## Work required
Copy out every line exactly, passing over the pictures.

********************

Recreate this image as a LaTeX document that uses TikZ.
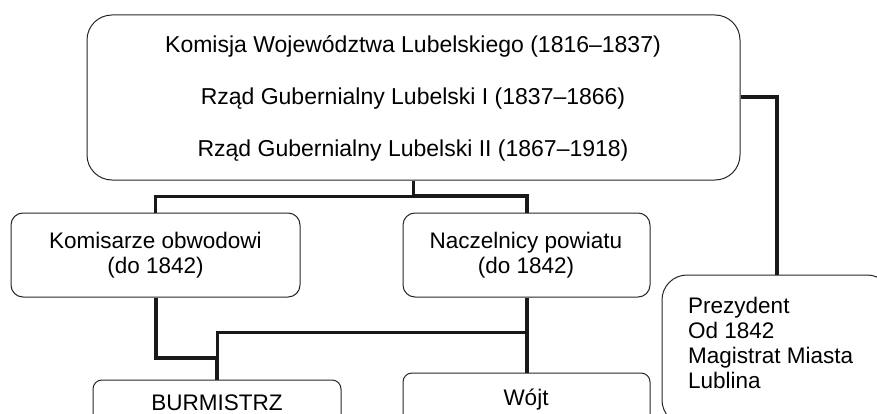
\documentclass[tikz,border=0pt]{standalone}
\usepackage{fontspec}
\setmainfont{Liberation Sans}
\begin{document}
\begin{tikzpicture}[x=1pt,y=-1pt,
  box/.style={draw=black!85, line width=1pt, rounded corners=12pt, inner sep=0pt},
  conn/.style={draw=black!90, line width=4pt, line join=miter},
  thinconn/.style={draw=black!90, line width=3pt, line join=miter},
  txt/.style={anchor=base, inner sep=0pt, font=\fontsize{22.5}{25}\selectfont},
  bigtxt/.style={anchor=base, inner sep=0pt, font=\fontsize{23}{25}\selectfont},
  ltxt/.style={anchor=base west, inner sep=0pt, font=\fontsize{22.5}{25}\selectfont}]
\useasboundingbox (0,0) rectangle (877,414);
\clip (0,0) rectangle (877,414);
% boxes
\node[box, rounded corners=25pt, minimum width=653pt, minimum height=165pt] (top) at (413.5,97.5) {};
\node[box, minimum width=289pt, minimum height=84pt] (kom) at (155.5,255) {};
\node[box, minimum width=247pt, minimum height=84pt] (nacz) at (526.5,255) {};
\node[box, rounded corners=9pt, minimum width=248pt, minimum height=80pt] (burm) at (217,420) {};
\node[box, rounded corners=9pt, minimum width=247pt, minimum height=80pt] (wojt) at (526.5,413) {};
\node[box, rounded corners=25pt, minimum width=230pt, minimum height=150pt] (prez) at (777,350) {};
% texts
\node[bigtxt] (t1) at (413,53) {Komisja Województwa Lubelskiego (1816–1837)};
\node[bigtxt] (t2) at (413,105) {Rząd Gubernialny Lubelski I (1837–1866)};
\node[bigtxt] (t3) at (413,157) {Rząd Gubernialny Lubelski II (1867–1918)};
\node[txt] (k1t) at (155.5,248) {Komisarze obwodowi};
\node[txt] (k2t) at (155.5,273) {(do 1842)};
\node[txt] (n1t) at (526,248) {Naczelnicy powiatu};
\node[txt] (n2t) at (526,273) {(do 1842)};
\node[txt] (bt) at (217,410) {BURMISTRZ};
\node[txt] (wt) at (526,405) {Wójt};
\node[ltxt] (p1) at (688,313) {Prezydent};
\node[ltxt] (p2) at (688,338) {Od 1842};
\node[ltxt] (p3) at (688,363) {Magistrat Miasta};
\node[ltxt] (p4) at (688,388) {Lublina};
% connectors
\coordinate (j1) at (413.5,196);
\coordinate (k1) at (155.5,358);
\coordinate (n1) at (526.5,332);
\draw[thinconn] (top.south) -- (j1) -| (kom.north);
\draw[conn] (j1) -| (nacz.north);
\draw[conn] (top.east) -| (prez.north);
\draw[conn] (kom.south) -- (k1) -| (burm.north);
\draw[conn] (nacz.south) -- (wojt.north);
\draw[thinconn] (n1) -| (burm.north);
\end{tikzpicture}
\end{document}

********************

## Full response
Recreate this image as a LaTeX document that uses TikZ.
\documentclass[tikz,border=0pt]{standalone}
\usepackage{fontspec}
\setmainfont{Liberation Sans}
\begin{document}
\begin{tikzpicture}[x=1pt,y=-1pt,
  box/.style={draw=black!85, line width=1pt, rounded corners=12pt, inner sep=0pt},
  conn/.style={draw=black!90, line width=4pt, line join=miter},
  thinconn/.style={draw=black!90, line width=3pt, line join=miter},
  txt/.style={anchor=base, inner sep=0pt, font=\fontsize{22.5}{25}\selectfont},
  bigtxt/.style={anchor=base, inner sep=0pt, font=\fontsize{23}{25}\selectfont},
  ltxt/.style={anchor=base west, inner sep=0pt, font=\fontsize{22.5}{25}\selectfont}]
\useasboundingbox (0,0) rectangle (877,414);
\clip (0,0) rectangle (877,414);
% boxes
\node[box, rounded corners=25pt, minimum width=653pt, minimum height=165pt] (top) at (413.5,97.5) {};
\node[box, minimum width=289pt, minimum height=84pt] (kom) at (155.5,255) {};
\node[box, minimum width=247pt, minimum height=84pt] (nacz) at (526.5,255) {};
\node[box, rounded corners=9pt, minimum width=248pt, minimum height=80pt] (burm) at (217,420) {};
\node[box, rounded corners=9pt, minimum width=247pt, minimum height=80pt] (wojt) at (526.5,413) {};
\node[box, rounded corners=25pt, minimum width=230pt, minimum height=150pt] (prez) at (777,350) {};
% texts
\node[bigtxt] (t1) at (413,53) {Komisja Województwa Lubelskiego (1816–1837)};
\node[bigtxt] (t2) at (413,105) {Rząd Gubernialny Lubelski I (1837–1866)};
\node[bigtxt] (t3) at (413,157) {Rząd Gubernialny Lubelski II (1867–1918)};
\node[txt] (k1t) at (155.5,248) {Komisarze obwodowi};
\node[txt] (k2t) at (155.5,273) {(do 1842)};
\node[txt] (n1t) at (526,248) {Naczelnicy powiatu};
\node[txt] (n2t) at (526,273) {(do 1842)};
\node[txt] (bt) at (217,410) {BURMISTRZ};
\node[txt] (wt) at (526,405) {Wójt};
\node[ltxt] (p1) at (688,313) {Prezydent};
\node[ltxt] (p2) at (688,338) {Od 1842};
\node[ltxt] (p3) at (688,363) {Magistrat Miasta};
\node[ltxt] (p4) at (688,388) {Lublina};
% connectors
\coordinate (j1) at (413.5,196);
\coordinate (k1) at (155.5,358);
\coordinate (n1) at (526.5,332);
\draw[thinconn] (top.south) -- (j1) -| (kom.north);
\draw[conn] (j1) -| (nacz.north);
\draw[conn] (top.east) -| (prez.north);
\draw[conn] (kom.south) -- (k1) -| (burm.north);
\draw[conn] (nacz.south) -- (wojt.north);
\draw[thinconn] (n1) -| (burm.north);
\end{tikzpicture}
\end{document}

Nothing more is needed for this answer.